【市況】【植木靖男の相場展望】 ─ 上昇ピッチ速まるか!?
株式評論家 植木靖男
「上昇ピッチ速まるか!?」
●ウイルスとの戦いが押し上げる資産価格
コロナウイルス軍と人類軍との間で勃発した世界大戦争は、一段と激化しつつあるようだ。人類軍は切り札として期待されるワクチンを開発し実戦に投入し始めた。だが、ウイルス軍も変異して、新たな武器を得て人類軍に果敢に挑んでくる。ワクチン開発で戦況は人類軍優位に、とみられるものの、ウイルス軍も生き延びを賭けている。容易にこの戦いは決着しそうもない。
このため、人類軍は対ウイルス戦に際限なく軍資金を投入している。もはや、資金コントロールは統制不能の状況にあるとみてよい。
かくして、各国政府はウイルス戦に完全勝利するまでは資金を出し続けることになる。これは従来のカネ余りという一語では済まされない、とんでもない段階に入っているかにみえる。
こうした状況下で、市中に流れた資金が巡り巡って株式や債券、そして金(ゴールド)、あるいは仮想通貨に流入する。これが資産価格上昇の背景である。
しかし冷静に考えれば、各国政府は国債という証文を出してお金を借りているのだ。だが、借りたお金は返すのが世の習いだ。では、どのようにして返済資金を調達するのか。富裕層に対する資産増税か、国民一般からの消費増税による徴収か、はたまたインフレか。どの選択肢を政府は取るのであろうか。
ポピュリズム風潮の今日、答えは明白である。
であれば、株式市場にどのような影響をもたらすのか。1~2年後には市場は沸騰して手がつけられなくなる――これは夢か幻か。
●情報通信関連の出遅れ銘柄に注目
ところで、日経平均株価は昨年11月下旬からの1ヵ月に及ぶ高値もみ合いを離脱し、上昇トレンドに入った。だが、いままでのところ、二進一退といった段階だ。相場は水準が上がるにつれて上昇ピッチが速まってくるのが定石である。そのタイミングが刻一刻と近づいているのではないか。早ければ1月最終週からと期待している。折しも海外筋と信用取引の買い増加がみられるほか、米国では新大統領誕生でハネムーン期間(就任後100日間はメディアなどが政権批判を控える傾向がある)に入っている。当面、市場が嫌がるような手は用いないとみる。

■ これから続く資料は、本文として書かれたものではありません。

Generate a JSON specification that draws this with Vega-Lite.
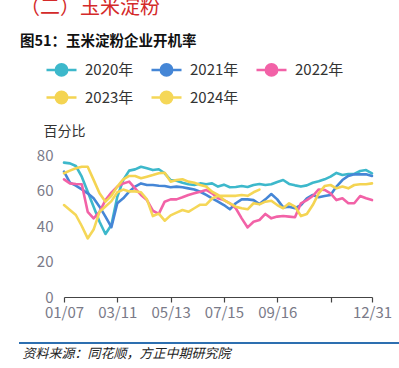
{
  "$schema": "https://vega.github.io/schema/vega-lite/v6.json",
  "autosize": "none",
  "width": 308,
  "height": 142,
  "padding": {"left": 64, "top": 155, "right": 27, "bottom": 71},
  "background": "white",
  "config": {
    "font": "Noto Sans CJK SC",
    "view": {"stroke": null}
  },
  "title": {
    "text": "（二）玉米淀粉",
    "subtitle": "图51：玉米淀粉企业开机率",
    "anchor": "start",
    "frame": "group",
    "dx": -44,
    "offset": 5,
    "color": "#D42A2A",
    "fontSize": 20,
    "fontWeight": "normal",
    "subtitleColor": "#111111",
    "subtitleFontSize": 14.5,
    "subtitleFontWeight": "bold",
    "subtitlePadding": 17
  },
  "data": {
    "values": [
      {"d": "01/07", "2020年": 75.7, "2021年": 70.6, "2022年": 66.3, "2023年": 69.7, "2024年": 51.8},
      {"d": "01/14", "2020年": 75.3, "2021年": 64.4, "2022年": 64.0, "2023年": 71.2, "2024年": 49.0},
      {"d": "01/21", "2020年": 73.8, "2021年": 62.7, "2022年": 63.7, "2023年": 72.5, "2024年": 46.2},
      {"d": "01/28", "2020年": 67.8, "2021年": 60.6, "2022年": 63.5, "2023年": 73.4, "2024年": 40.0},
      {"d": "02/04", "2020年": 59.3, "2021年": 58.4, "2022年": 48.0, "2023年": 73.4, "2024年": 33.0},
      {"d": "02/11", "2020年": 50.9, "2021年": 55.6, "2022年": 44.3, "2023年": 66.0, "2024年": 38.0},
      {"d": "02/18", "2020年": 42.4, "2021年": 50.9, "2022年": 48.0, "2023年": 58.4, "2024年": 48.0},
      {"d": "02/25", "2020年": 35.5, "2021年": 45.3, "2022年": 54.6, "2023年": 53.7, "2024年": 51.0},
      {"d": "03/04", "2020年": 40.6, "2021年": 39.3, "2022年": 58.8, "2023年": 57.0, "2024年": 54.0},
      {"d": "03/11", "2020年": 56.5, "2021年": 52.8, "2022年": 62.2, "2023年": 62.2, "2024年": 59.0},
      {"d": "03/18", "2020年": 65.9, "2021年": 55.6, "2022年": 64.0, "2023年": 66.3, "2024年": 60.5},
      {"d": "03/25", "2020年": 71.2, "2021年": 59.3, "2022年": 65.0, "2023年": 68.2, "2024年": 59.5},
      {"d": "04/01", "2020年": 71.9, "2021年": 62.2, "2022年": 61.2, "2023年": 68.2, "2024年": 59.5},
      {"d": "04/08", "2020年": 73.4, "2021年": 64.0, "2022年": 57.5, "2023年": 66.9, "2024年": 59.0},
      {"d": "04/15", "2020年": 72.5, "2021年": 63.1, "2022年": 54.6, "2023年": 67.8, "2024年": 55.0},
      {"d": "04/22", "2020年": 71.5, "2021年": 63.1, "2022年": 48.6, "2023年": 68.7, "2024年": 45.6},
      {"d": "04/29", "2020年": 72.0, "2021年": 62.7, "2022年": 46.8, "2023年": 69.7, "2024年": 47.0},
      {"d": "05/06", "2020年": 69.7, "2021年": 62.5, "2022年": 53.7, "2023年": 70.0, "2024年": 43.0},
      {"d": "05/13", "2020年": 65.9, "2021年": 61.8, "2022年": 55.0, "2023年": 65.0, "2024年": 46.0},
      {"d": "05/20", "2020年": 65.5, "2021年": 62.2, "2022年": 55.0, "2023年": 65.9, "2024年": 47.5},
      {"d": "05/27", "2020年": 64.4, "2021年": 61.8, "2022年": 56.2, "2023年": 66.3, "2024年": 49.0},
      {"d": "06/03", "2020年": 63.5, "2021年": 61.2, "2022年": 57.5, "2023年": 65.0, "2024年": 48.0},
      {"d": "06/10", "2020年": 63.1, "2021年": 60.6, "2022年": 58.4, "2023年": 64.4, "2024年": 50.0},
      {"d": "06/17", "2020年": 64.0, "2021年": 59.3, "2022年": 59.3, "2023年": 63.1, "2024年": 52.0},
      {"d": "06/24", "2020年": 63.5, "2021年": 57.5, "2022年": 60.3, "2023年": 62.2, "2024年": 52.0},
      {"d": "07/01", "2020年": 64.0, "2021年": 55.6, "2022年": 58.4, "2023年": 59.3, "2024年": 55.5},
      {"d": "07/08", "2020年": 62.2, "2021年": 53.7, "2022年": 55.6, "2023年": 57.5, "2024年": 57.0},
      {"d": "07/15", "2020年": 63.3, "2021年": 51.8, "2022年": 54.6, "2023年": 54.6, "2024年": 57.0},
      {"d": "07/22", "2020年": 61.8, "2021年": 49.4, "2022年": 52.8, "2023年": 52.8, "2024年": 57.0},
      {"d": "07/29", "2020年": 62.0, "2021年": 52.8, "2022年": 50.0, "2023年": 50.9, "2024年": 57.0},
      {"d": "08/05", "2020年": 62.5, "2021年": 55.0, "2022年": 44.3, "2023年": 50.0, "2024年": 57.5},
      {"d": "08/12", "2020年": 62.0, "2021年": 55.0, "2022年": 39.2, "2023年": 49.4, "2024年": 57.0},
      {"d": "08/19", "2020年": 63.1, "2021年": 54.6, "2022年": 42.4, "2023年": 52.8, "2024年": 59.0},
      {"d": "08/26", "2020年": 63.7, "2021年": 52.4, "2022年": 43.4, "2023年": 52.2, "2024年": 60.5},
      {"d": "09/02", "2020年": 63.1, "2021年": 55.0, "2022年": 46.8, "2023年": 53.7, "2024年": null},
      {"d": "09/09", "2020年": 63.5, "2021年": 58.0, "2022年": 44.3, "2023年": 54.2, "2024年": null},
      {"d": "09/16", "2020年": 64.8, "2021年": 55.0, "2022年": 45.3, "2023年": 51.8, "2024年": null},
      {"d": "09/23", "2020年": 65.9, "2021年": 50.5, "2022年": 45.6, "2023年": 50.0, "2024年": null},
      {"d": "09/30", "2020年": 63.7, "2021年": 50.9, "2022年": 45.3, "2023年": 52.8, "2024年": null},
      {"d": "10/07", "2020年": 62.9, "2021年": 50.0, "2022年": 44.9, "2023年": 50.9, "2024年": null},
      {"d": "10/14", "2020年": 62.2, "2021年": 51.8, "2022年": 52.8, "2023年": 45.6, "2024年": null},
      {"d": "10/21", "2020年": 62.9, "2021年": 55.6, "2022年": 54.6, "2023年": 46.8, "2024年": null},
      {"d": "10/28", "2020年": 64.4, "2021年": 57.5, "2022年": 56.9, "2023年": 51.8, "2024年": null},
      {"d": "11/04", "2020年": 65.2, "2021年": 56.2, "2022年": 60.6, "2023年": 58.4, "2024年": null},
      {"d": "11/11", "2020年": 66.3, "2021年": 56.9, "2022年": 60.3, "2023年": 62.5, "2024年": null},
      {"d": "11/18", "2020年": 67.8, "2021年": 57.5, "2022年": 58.4, "2023年": 63.1, "2024年": null},
      {"d": "11/25", "2020年": 69.9, "2021年": 62.2, "2022年": 54.6, "2023年": 61.2, "2024年": null},
      {"d": "12/02", "2020年": 68.7, "2021年": 65.9, "2022年": 55.6, "2023年": 62.2, "2024年": null},
      {"d": "12/09", "2020年": 69.3, "2021年": 68.2, "2022年": 52.8, "2023年": 61.2, "2024年": null},
      {"d": "12/16", "2020年": 69.3, "2021年": 69.1, "2022年": 52.8, "2023年": 63.1, "2024年": null},
      {"d": "12/23", "2020年": 71.0, "2021年": 69.1, "2022年": 56.9, "2023年": 63.5, "2024年": null},
      {"d": "12/30", "2020年": 71.5, "2021年": 69.1, "2022年": 55.6, "2023年": 63.5, "2024年": null},
      {"d": "12/31", "2020年": 69.7, "2021年": 68.2, "2022年": 54.6, "2023年": 64.0, "2024年": null}
    ]
  },
  "layer": [
    {
      "transform": [
        {"fold": ["2020年", "2021年", "2022年", "2023年", "2024年"], "as": ["year", "v"]}
      ],
      "mark": {"type": "line", "strokeWidth": 2.6, "strokeJoin": "round", "strokeCap": "round"},
      "encoding": {
        "x": {
          "field": "d",
          "type": "ordinal",
          "sort": null,
          "scale": {"type": "point", "padding": 0},
          "axis": {
            "values": ["01/07", "03/11", "05/13", "07/15", "09/16", "11/18", "12/31"],
            "labelExpr": "datum.value == '11/18' ? '' : datum.value",
            "labelAngle": 0,
            "labelFontSize": 15,
            "labelColor": "#7a7a88",
            "labelPadding": 3,
            "domainColor": "#444444",
            "domainWidth": 1.2,
            "tickColor": "#444444",
            "tickSize": 5,
            "tickWidth": 1.2,
            "grid": false,
            "title": "资料来源：同花顺，方正中期研究院",
            "titleX": -42,
            "titleY": 56,
            "titleAlign": "left",
            "titleAnchor": null,
            "titleBaseline": "middle",
            "titleFontSize": 13,
            "titleFontWeight": "normal",
            "titleFontStyle": "italic",
            "titleColor": "#222222"
          }
        },
        "y": {
          "field": "v",
          "type": "quantitative",
          "scale": {"domain": [0, 80], "nice": false},
          "axis": {
            "values": [0, 20, 40, 60, 80],
            "domain": false,
            "ticks": false,
            "grid": false,
            "labelFontSize": 15,
            "labelColor": "#7a7a88",
            "labelPadding": 11,
            "title": "百分比",
            "titleAngle": 0,
            "titleX": -21,
            "titleY": -24,
            "titleAlign": "left",
            "titleBaseline": "middle",
            "titleFontSize": 14,
            "titleFontWeight": "normal",
            "titleColor": "#333333"
          }
        },
        "color": {
          "field": "year",
          "type": "nominal",
          "scale": {
            "domain": ["2020年", "2021年", "2022年", "2023年", "2024年"],
            "range": ["#3DB8CB", "#4586D6", "#F262A7", "#F4D452", "#F5D758"]
          },
          "legend": {
            "title": null,
            "orient": "none",
            "direction": "horizontal",
            "legendX": -19,
            "legendY": -102,
            "columns": 3,
            "columnPadding": 12,
            "rowPadding": -3,
            "padding": 0,
            "symbolType": "M-1,0H1M0.38,0A0.38,0.38,0,1,1,-0.38,0A0.38,0.38,0,1,1,0.38,0Z",
            "symbolSize": 900,
            "symbolStrokeWidth": 2.5,
            "labelFontSize": 15,
            "labelColor": "#333333",
            "labelOffset": 7,
            "encode": {
              "symbols": {"update": {"fill": {"scale": "color", "field": "value"}, "fillOpacity": {"value": 1}}}
            }
          }
        }
      }
    },
    {
      "mark": {"type": "rule", "color": "#2E6FB0", "strokeWidth": 1.5},
      "encoding": {
        "x": {"value": -45},
        "x2": {"value": 340},
        "y": {"value": 188}
      }
    }
  ]
}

さらに個別銘柄でも、市場が唖然とするような東京電力ホールディングス <9501> の急騰や、「なぜ?」との言葉が口をついて出てしまうほどの上げをみせるニコン <7731> のような銘柄の出現、これらは市況の強さの証しでもある。
ということで、いよいよ株価の急騰期に入るか。または可能性は低いが、ここで一服して3月相場に賭けるか。あるいは無念ながら、ここで高なぐれ現象(高値圏にきた相場が下落すること)に転じて上昇基調を終えるか。日遠からずして結論が出よう。
さて、当面の物色動向はどうか。ここ数日の動きで、この上昇基調が続く限り 半導体関連を含む情報通信関連株が主役であることが明確になってきた。ただ、決算発表を控えて、すでに好業績が株価に織り込まれている銘柄は避け、出遅れ関連株に注目したい。ウエハーの需要が急回復しているSUMCO <3436> 。パソコン部品や関連サーバーの受注が好調なイビデン <4062> 。さらに電気自動車(EV)向けフィルムコンデンサーの生産能力を倍増させるニチコン <6996> 。半導体関連の航空輸送が好調な近鉄エクスプレス <9375> などがその対象となる。